[Records with drawing code]
+++++

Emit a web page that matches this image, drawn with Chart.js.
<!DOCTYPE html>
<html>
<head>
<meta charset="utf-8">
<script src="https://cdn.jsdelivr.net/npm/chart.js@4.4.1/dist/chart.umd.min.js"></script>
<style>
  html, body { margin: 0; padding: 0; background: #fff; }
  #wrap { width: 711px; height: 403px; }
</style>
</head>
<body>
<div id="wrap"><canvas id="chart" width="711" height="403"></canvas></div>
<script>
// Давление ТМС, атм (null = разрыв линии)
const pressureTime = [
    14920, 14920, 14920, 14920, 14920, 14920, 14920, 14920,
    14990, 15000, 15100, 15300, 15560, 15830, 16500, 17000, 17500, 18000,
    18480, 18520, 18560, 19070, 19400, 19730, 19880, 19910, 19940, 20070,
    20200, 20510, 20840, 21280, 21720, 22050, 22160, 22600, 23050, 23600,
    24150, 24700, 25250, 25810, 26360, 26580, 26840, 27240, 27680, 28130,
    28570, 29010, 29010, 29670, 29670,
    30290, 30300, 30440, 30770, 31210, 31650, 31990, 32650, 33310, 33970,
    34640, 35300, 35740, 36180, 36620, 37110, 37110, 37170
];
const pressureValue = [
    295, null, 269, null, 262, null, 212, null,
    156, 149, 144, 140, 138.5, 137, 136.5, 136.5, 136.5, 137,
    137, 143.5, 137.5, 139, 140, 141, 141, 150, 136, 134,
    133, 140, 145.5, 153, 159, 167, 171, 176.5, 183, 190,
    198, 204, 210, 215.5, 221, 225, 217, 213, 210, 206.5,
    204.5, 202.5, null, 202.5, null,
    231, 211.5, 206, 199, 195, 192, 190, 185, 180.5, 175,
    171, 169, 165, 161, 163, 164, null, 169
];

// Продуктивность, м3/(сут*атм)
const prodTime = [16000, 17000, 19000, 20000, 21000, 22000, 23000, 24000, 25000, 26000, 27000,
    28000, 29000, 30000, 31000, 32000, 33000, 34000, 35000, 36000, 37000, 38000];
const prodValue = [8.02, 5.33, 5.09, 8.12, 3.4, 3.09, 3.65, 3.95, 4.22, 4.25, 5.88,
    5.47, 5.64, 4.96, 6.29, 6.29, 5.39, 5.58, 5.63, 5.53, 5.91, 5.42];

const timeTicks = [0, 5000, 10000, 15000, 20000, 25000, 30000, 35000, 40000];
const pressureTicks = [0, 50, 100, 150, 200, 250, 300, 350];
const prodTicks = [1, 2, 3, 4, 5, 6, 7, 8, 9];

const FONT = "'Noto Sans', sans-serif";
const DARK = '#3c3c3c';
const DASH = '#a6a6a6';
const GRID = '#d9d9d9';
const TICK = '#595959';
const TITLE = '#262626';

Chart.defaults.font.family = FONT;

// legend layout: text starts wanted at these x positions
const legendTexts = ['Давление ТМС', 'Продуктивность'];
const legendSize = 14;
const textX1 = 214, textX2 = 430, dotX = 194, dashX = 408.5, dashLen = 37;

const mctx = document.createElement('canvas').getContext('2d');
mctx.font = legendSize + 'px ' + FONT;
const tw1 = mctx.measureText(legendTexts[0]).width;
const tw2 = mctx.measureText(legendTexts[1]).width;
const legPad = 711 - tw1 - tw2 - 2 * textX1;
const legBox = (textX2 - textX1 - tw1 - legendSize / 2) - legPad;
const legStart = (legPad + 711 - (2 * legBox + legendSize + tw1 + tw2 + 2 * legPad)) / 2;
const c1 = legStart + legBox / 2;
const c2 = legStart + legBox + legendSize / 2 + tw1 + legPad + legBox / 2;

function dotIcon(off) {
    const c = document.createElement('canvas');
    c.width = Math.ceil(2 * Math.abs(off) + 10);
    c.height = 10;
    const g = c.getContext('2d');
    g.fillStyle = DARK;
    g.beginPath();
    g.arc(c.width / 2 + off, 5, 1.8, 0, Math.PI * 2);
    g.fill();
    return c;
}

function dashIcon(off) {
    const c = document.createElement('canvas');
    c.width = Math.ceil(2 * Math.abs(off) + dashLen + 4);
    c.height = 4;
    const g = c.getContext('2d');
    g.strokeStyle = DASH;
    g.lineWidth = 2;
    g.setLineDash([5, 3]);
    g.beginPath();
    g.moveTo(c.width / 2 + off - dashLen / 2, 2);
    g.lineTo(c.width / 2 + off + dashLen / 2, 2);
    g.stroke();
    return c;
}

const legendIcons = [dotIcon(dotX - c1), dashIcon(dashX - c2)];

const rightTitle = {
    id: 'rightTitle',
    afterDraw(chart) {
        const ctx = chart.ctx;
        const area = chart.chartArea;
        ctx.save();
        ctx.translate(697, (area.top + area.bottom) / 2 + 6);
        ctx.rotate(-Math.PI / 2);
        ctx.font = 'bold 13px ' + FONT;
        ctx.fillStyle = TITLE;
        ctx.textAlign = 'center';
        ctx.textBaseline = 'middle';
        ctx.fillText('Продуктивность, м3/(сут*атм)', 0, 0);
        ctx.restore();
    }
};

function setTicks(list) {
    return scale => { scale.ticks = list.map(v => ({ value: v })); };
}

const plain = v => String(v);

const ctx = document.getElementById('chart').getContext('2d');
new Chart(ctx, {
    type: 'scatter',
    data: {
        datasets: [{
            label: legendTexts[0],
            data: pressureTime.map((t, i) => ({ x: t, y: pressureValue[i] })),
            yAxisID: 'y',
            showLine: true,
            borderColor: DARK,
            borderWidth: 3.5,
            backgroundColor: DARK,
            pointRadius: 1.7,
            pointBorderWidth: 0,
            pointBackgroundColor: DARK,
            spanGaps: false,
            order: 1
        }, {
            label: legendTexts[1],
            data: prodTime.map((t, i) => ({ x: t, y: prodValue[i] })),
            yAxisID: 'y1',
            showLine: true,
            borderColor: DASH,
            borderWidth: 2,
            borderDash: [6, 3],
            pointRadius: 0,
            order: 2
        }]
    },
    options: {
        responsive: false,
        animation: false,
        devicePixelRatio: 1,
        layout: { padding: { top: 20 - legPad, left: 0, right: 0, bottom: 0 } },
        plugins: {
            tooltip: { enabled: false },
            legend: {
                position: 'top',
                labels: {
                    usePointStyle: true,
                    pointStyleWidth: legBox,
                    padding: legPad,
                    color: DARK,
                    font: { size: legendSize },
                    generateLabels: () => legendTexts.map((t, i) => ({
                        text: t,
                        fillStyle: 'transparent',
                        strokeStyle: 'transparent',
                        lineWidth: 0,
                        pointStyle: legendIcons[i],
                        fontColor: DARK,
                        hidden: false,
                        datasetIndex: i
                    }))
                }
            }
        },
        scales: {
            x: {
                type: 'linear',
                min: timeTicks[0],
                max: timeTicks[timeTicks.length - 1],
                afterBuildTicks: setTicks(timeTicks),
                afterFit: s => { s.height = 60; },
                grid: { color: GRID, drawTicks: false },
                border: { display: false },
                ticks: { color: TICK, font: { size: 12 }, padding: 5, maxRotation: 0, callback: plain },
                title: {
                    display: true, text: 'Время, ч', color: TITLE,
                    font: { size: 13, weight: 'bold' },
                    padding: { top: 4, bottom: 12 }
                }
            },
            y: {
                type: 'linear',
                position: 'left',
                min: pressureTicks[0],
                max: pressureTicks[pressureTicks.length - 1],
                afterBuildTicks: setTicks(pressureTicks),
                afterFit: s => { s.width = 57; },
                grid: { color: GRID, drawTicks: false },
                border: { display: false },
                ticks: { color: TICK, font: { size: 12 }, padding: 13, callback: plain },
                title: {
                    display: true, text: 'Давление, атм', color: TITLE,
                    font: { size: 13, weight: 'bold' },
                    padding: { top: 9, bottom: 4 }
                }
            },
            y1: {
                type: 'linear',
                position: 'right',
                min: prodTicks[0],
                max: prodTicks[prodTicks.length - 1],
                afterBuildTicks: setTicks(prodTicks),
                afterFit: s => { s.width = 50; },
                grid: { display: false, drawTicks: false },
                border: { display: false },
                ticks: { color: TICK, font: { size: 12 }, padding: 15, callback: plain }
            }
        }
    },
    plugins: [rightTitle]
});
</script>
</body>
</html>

+++++

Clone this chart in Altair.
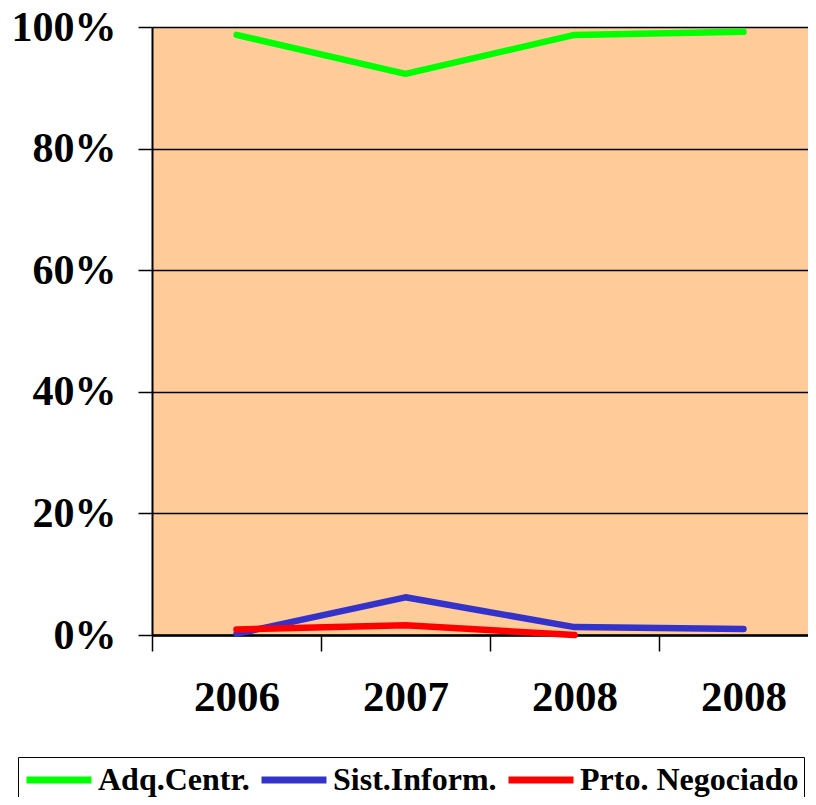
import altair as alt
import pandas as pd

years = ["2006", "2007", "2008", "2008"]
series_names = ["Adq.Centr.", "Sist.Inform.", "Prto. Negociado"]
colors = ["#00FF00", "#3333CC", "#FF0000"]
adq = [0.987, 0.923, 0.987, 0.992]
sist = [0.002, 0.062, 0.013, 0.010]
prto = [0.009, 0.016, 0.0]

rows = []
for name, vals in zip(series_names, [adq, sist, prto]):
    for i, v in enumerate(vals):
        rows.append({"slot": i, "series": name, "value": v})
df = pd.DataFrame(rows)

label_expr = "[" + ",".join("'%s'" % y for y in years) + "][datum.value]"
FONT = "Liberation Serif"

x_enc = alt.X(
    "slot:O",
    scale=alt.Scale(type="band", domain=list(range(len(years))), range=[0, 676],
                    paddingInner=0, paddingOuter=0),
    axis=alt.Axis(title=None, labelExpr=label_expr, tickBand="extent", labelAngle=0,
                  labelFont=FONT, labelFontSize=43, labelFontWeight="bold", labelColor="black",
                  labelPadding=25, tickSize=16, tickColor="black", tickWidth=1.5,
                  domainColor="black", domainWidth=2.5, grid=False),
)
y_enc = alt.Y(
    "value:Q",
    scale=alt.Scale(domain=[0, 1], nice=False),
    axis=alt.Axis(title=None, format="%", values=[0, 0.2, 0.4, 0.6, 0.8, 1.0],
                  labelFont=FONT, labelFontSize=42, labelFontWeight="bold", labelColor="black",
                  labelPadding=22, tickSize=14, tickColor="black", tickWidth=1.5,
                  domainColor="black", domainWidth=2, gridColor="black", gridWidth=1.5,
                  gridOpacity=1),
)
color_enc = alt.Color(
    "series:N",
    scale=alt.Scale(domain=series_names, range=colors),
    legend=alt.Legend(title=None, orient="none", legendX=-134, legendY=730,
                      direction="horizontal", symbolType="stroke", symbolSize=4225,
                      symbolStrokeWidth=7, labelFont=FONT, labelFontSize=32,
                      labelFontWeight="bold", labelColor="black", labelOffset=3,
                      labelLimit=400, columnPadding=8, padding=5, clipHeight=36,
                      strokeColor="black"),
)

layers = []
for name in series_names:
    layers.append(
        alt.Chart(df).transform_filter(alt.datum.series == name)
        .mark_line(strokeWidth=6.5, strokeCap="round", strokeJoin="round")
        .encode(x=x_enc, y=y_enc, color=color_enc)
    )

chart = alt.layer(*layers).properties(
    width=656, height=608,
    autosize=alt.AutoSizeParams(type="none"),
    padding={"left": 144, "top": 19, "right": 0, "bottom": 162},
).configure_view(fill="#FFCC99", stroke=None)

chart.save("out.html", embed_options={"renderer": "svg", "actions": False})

+++++

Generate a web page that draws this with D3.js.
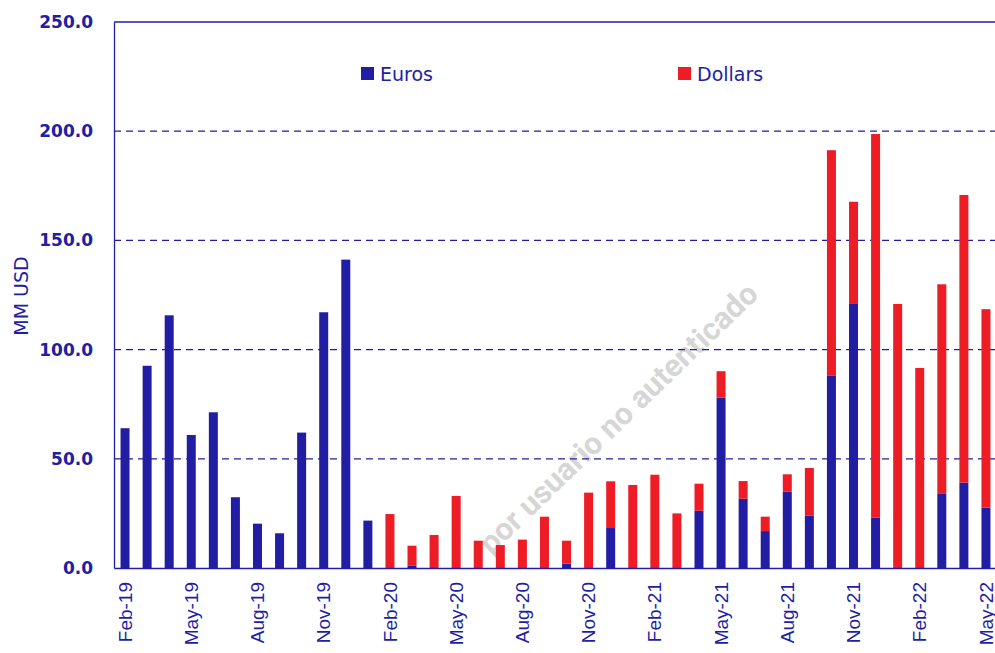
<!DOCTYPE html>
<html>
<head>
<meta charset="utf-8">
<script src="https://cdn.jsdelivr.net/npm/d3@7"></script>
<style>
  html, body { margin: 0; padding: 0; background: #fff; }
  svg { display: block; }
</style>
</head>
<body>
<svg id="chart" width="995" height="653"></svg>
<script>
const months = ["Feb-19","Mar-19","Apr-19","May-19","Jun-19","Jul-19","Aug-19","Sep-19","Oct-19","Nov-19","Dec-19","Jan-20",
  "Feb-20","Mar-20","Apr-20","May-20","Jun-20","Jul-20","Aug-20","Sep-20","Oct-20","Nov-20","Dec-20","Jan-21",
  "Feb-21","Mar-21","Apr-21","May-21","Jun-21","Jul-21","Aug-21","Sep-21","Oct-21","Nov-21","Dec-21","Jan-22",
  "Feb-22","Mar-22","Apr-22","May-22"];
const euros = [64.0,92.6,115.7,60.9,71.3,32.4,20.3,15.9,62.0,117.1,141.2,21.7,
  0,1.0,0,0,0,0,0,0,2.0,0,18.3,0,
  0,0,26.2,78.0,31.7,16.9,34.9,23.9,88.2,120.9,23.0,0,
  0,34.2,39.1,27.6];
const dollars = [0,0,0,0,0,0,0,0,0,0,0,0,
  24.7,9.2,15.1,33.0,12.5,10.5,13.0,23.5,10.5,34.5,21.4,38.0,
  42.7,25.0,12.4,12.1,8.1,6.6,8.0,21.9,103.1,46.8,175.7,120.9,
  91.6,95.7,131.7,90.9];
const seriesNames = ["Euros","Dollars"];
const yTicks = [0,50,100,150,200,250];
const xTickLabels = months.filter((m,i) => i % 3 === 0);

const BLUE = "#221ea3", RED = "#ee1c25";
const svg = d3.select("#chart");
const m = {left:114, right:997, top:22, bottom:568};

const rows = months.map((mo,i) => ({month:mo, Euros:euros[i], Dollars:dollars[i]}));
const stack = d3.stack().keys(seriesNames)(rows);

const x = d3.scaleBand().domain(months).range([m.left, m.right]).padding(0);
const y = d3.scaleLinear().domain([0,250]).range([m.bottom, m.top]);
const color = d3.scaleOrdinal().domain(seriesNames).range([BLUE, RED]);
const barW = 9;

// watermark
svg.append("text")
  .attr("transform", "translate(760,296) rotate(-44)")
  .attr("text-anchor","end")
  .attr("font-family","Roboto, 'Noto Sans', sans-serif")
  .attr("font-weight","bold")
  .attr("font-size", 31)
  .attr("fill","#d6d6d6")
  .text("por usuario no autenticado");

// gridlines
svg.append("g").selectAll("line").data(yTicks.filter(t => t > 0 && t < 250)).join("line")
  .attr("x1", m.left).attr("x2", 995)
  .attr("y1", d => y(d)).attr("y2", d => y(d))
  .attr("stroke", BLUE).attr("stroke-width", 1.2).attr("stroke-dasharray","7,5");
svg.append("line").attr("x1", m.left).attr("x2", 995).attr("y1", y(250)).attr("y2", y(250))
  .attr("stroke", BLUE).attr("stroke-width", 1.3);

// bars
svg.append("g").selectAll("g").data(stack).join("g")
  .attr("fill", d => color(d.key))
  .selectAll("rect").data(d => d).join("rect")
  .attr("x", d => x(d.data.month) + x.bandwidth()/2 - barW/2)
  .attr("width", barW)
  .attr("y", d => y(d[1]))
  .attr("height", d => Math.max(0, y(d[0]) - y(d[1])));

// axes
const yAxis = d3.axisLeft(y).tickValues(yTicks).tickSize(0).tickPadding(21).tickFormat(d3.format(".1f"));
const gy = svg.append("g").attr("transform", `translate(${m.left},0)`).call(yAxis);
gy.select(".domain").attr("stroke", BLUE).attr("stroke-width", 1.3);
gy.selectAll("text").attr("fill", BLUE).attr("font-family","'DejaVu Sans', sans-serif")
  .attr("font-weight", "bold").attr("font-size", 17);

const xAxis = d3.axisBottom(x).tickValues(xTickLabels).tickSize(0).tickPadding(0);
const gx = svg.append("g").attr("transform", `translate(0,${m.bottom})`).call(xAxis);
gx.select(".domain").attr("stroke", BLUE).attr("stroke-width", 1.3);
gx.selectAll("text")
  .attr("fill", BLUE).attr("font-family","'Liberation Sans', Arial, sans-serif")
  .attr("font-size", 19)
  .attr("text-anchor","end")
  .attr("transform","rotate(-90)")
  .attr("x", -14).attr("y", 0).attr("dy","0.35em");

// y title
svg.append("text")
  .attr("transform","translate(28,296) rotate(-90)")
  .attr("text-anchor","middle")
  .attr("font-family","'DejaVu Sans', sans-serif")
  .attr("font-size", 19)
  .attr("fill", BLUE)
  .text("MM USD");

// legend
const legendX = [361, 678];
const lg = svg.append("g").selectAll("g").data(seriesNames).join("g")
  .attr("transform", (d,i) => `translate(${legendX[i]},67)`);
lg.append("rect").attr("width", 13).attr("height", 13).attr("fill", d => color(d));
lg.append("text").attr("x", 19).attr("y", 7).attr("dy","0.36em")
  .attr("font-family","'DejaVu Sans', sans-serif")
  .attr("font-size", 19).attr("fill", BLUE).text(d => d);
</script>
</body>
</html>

+++++

> _The exercise_:
Every line from the one containing "Clone this chart in Altair." to the one containing "df = pd.DataFrame(rows)" should be output exactly, both ends included. Nothing else goes in, and no pictures either.

> _Solution to this task_:
Clone this chart in Altair.
import altair as alt
import pandas as pd

years = ["2006", "2007", "2008", "2008"]
series_names = ["Adq.Centr.", "Sist.Inform.", "Prto. Negociado"]
colors = ["#00FF00", "#3333CC", "#FF0000"]
adq = [0.987, 0.923, 0.987, 0.992]
sist = [0.002, 0.062, 0.013, 0.010]
prto = [0.009, 0.016, 0.0]

rows = []
for name, vals in zip(series_names, [adq, sist, prto]):
    for i, v in enumerate(vals):
        rows.append({"slot": i, "series": name, "value": v})
df = pd.DataFrame(rows)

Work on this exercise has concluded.